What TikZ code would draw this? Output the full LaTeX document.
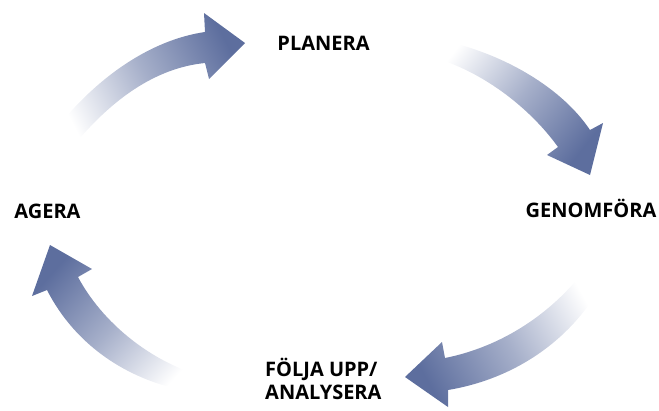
\documentclass[tikz,border=0pt]{standalone}
\usepackage{fontspec}
\setmainfont{Open Sans}
\definecolor{arrowblue}{RGB}{93,110,158}
\tikzset{
  lbl/.style={font=\fontsize{20}{23}\selectfont\bfseries, text=black, inner sep=0pt},
  arrowshade/.style={top color=arrowblue, bottom color=white, middle color=arrowblue!55, shading angle=#1, draw=none}
}
\begin{document}
\begin{tikzpicture}[x=1pt,y=-1pt]
\useasboundingbox (0,0) rectangle (659,410);
% arrow 1: top-left, towards PLANERA
\shade[arrowshade=-63]
  (52,134) .. controls (95,78) and (150,40) .. (205,32)
  -- (204,13) -- (245,43) -- (209,79) -- (205,63)
  .. controls (155,68) and (110,100) .. (70,150) -- cycle;
% arrow 2: top-right, towards GENOMFÖRA
\shade[arrowshade=-128]
  (425,37) .. controls (495,48) and (560,85) .. (590,130)
  -- (603,123) -- (590,175) -- (547,155) -- (558,147)
  .. controls (530,108) and (480,68) .. (424,55) -- cycle;
% arrow 3: bottom-right, towards FÖLJA UPP
\shade[arrowshade=119]
  (603,282) .. controls (575,335) and (520,378) .. (448,390)
  -- (448,407) -- (405,377) -- (442,342) -- (445,358)
  .. controls (510,345) and (560,305) .. (588,265) -- cycle;
% arrow 4: bottom-left, towards AGERA
\shade[arrowshade=48]
  (205,377) .. controls (150,362) and (102,322) .. (78,277)
  -- (92,269) -- (50,245) -- (32,296) -- (47,290)
  .. controls (75,345) and (130,385) .. (205,394) -- cycle;
\node[lbl, anchor=base] (planera) at (323.5,50) {PLANERA};
\node[lbl, anchor=base] (genomfora) at (591,217) {GENOMFÖRA};
\node[lbl, anchor=base] (agera) at (47.5,218) {AGERA};
\node[lbl, align=left, anchor=north west] (folja) at (265,358) {FÖLJA UPP/\\ANALYSERA};
\end{tikzpicture}
\end{document}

__________

Task directions: Copy every line above word for word and exclude the pictures.

Finished task:
What TikZ code would draw this? Output the full LaTeX document.
\documentclass[tikz,border=0pt]{standalone}
\usepackage{fontspec}
\setmainfont{Open Sans}
\definecolor{arrowblue}{RGB}{93,110,158}
\tikzset{
  lbl/.style={font=\fontsize{20}{23}\selectfont\bfseries, text=black, inner sep=0pt},
  arrowshade/.style={top color=arrowblue, bottom color=white, middle color=arrowblue!55, shading angle=#1, draw=none}
}
\begin{document}
\begin{tikzpicture}[x=1pt,y=-1pt]
\useasboundingbox (0,0) rectangle (659,410);
% arrow 1: top-left, towards PLANERA
\shade[arrowshade=-63]
  (52,134) .. controls (95,78) and (150,40) .. (205,32)
  -- (204,13) -- (245,43) -- (209,79) -- (205,63)
  .. controls (155,68) and (110,100) .. (70,150) -- cycle;
% arrow 2: top-right, towards GENOMFÖRA
\shade[arrowshade=-128]
  (425,37) .. controls (495,48) and (560,85) .. (590,130)
  -- (603,123) -- (590,175) -- (547,155) -- (558,147)
  .. controls (530,108) and (480,68) .. (424,55) -- cycle;
% arrow 3: bottom-right, towards FÖLJA UPP
\shade[arrowshade=119]
  (603,282) .. controls (575,335) and (520,378) .. (448,390)
  -- (448,407) -- (405,377) -- (442,342) -- (445,358)
  .. controls (510,345) and (560,305) .. (588,265) -- cycle;
% arrow 4: bottom-left, towards AGERA
\shade[arrowshade=48]
  (205,377) .. controls (150,362) and (102,322) .. (78,277)
  -- (92,269) -- (50,245) -- (32,296) -- (47,290)
  .. controls (75,345) and (130,385) .. (205,394) -- cycle;
\node[lbl, anchor=base] (planera) at (323.5,50) {PLANERA};
\node[lbl, anchor=base] (genomfora) at (591,217) {GENOMFÖRA};
\node[lbl, anchor=base] (agera) at (47.5,218) {AGERA};
\node[lbl, align=left, anchor=north west] (folja) at (265,358) {FÖLJA UPP/\\ANALYSERA};
\end{tikzpicture}
\end{document}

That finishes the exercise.